Get Dirty with the Data

A few months ago, I gave a public seminar on lean accounting to a large group of accountants and accountancy students. I was keen to stress the importance of accountants getting into the work areas to help operational staff understand and work with financial data.

After the presentation, a student came up to me and enthusiastically explained how an Enterprise Information System could be implemented to collect data from all the organisation’s other IT systems and display it on screens in the work areas – and in managers’ offices.

I smiled indulgently, after all it is a common desire among modern managers (is it something about men and technological gadgets I wonder ?), but I think it is the wrong way to go.

The issue is not about displaying the data, it is about touching it, feeling it, and owning it. If the people in your organisation’s work areas are trained in the data definitions and are responsible for collecting the data themselves; analysing and displaying it manually, then they will gain a much greater understanding of “how” the data works, and, therefore, how to improve performance.

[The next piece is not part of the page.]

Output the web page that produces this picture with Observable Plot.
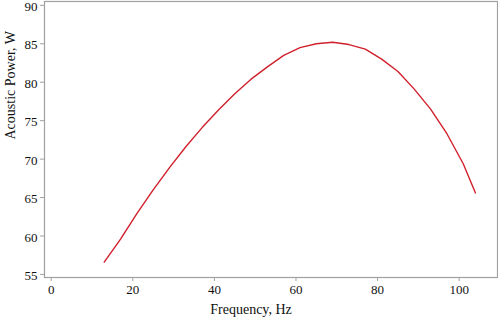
<!DOCTYPE html>
<html>
<head>
<meta charset="utf-8">
<script src="https://cdn.jsdelivr.net/npm/d3@7"></script>
<script src="https://cdn.jsdelivr.net/npm/@observablehq/plot@0.6"></script>
<style>
  html, body { margin: 0; padding: 0; background: #fff; }
  #chart svg { display: block; }
  #chart svg text { font-family: 'Liberation Serif', 'Times New Roman', serif !important; }
</style>
</head>
<body>
<div id="chart"></div>
<script>
const frequency = [13, 17, 21, 25, 29, 33, 37, 41, 45, 49, 53, 57, 61, 65, 69, 73, 77, 81, 85, 89, 93, 97, 101, 104];
const power = [56.6, 59.6, 62.9, 66.0, 68.9, 71.6, 74.1, 76.4, 78.5, 80.4, 82.0, 83.5, 84.5, 85.0, 85.2, 84.9, 84.3, 83.0, 81.4, 79.1, 76.5, 73.3, 69.4, 65.6];
const xTicks = [0, 20, 40, 60, 80, 100];
const yTicks = [55, 60, 65, 70, 75, 80, 85, 90];
const xTitle = "Frequency, Hz";
const yTitle = "Acoustic Power, W";

const data = frequency.map((f, i) => ({f, p: power[i]}));
const serif = "'Liberation Serif', 'Times New Roman', serif";

const chart = Plot.plot({
  width: 498,
  height: 321,
  marginLeft: 44,
  marginRight: 1,
  marginTop: 1,
  marginBottom: 44,
  style: {fontFamily: serif, fontSize: "13px", color: "#111", background: "#fff"},
  x: {domain: [-1.64, 109.4]},
  y: {domain: [54.6, 90.5]},
  marks: [
    Plot.frame({stroke: "#a0a0a0", strokeWidth: 1.2}),
    Plot.axisX({ticks: xTicks, tickSize: 4, tickPadding: 3, stroke: "#a0a0a0", label: null, fontSize: 13, fontFamily: serif, fontVariant: "normal"}),
    Plot.axisY({ticks: yTicks, tickSize: 4, stroke: "#a0a0a0", label: null, text: null}),
    Plot.axisY({ticks: yTicks, tickSize: 0, tickPadding: 7, label: null, fontSize: 13, fontFamily: serif, fontVariant: "normal", dy: 1.5}),
    Plot.text([xTitle], {frameAnchor: "bottom", dy: 36, dx: -20, text: d => d, fontSize: 14, fill: "#111", fontFamily: serif}),
    Plot.text([yTitle], {frameAnchor: "left", dx: -34, rotate: -90, text: d => d, fontSize: 14, fill: "#111", fontFamily: serif}),
    Plot.line(data, {x: "f", y: "p", stroke: "#d0202c", strokeWidth: 1.4})
  ]
});
document.getElementById("chart").append(chart);
</script>
</body>
</html>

It’s like with children. Show your child a nice picture of something they could make and he or she might be engaged for a while but will soon lose interest: they have no real involvement with it. Show your child how to make the model, step by step, and you will engage him or her for much longer, and provide learning and development that is invaluable for the future. Now you child is involved and has ownership over the process. It’s the same with data and improvement activity in business.

My point ? Don’t get tied up with technology, and the attraction of automation. True improvement comes from involvement and engagement. Getting “dirty” with the data will teach you more; engage your people better; and build the team more effectively.

Stop looking at that screen and get out there to where the data is happening !. Engage with the people and the processes, that how accountants can add most value.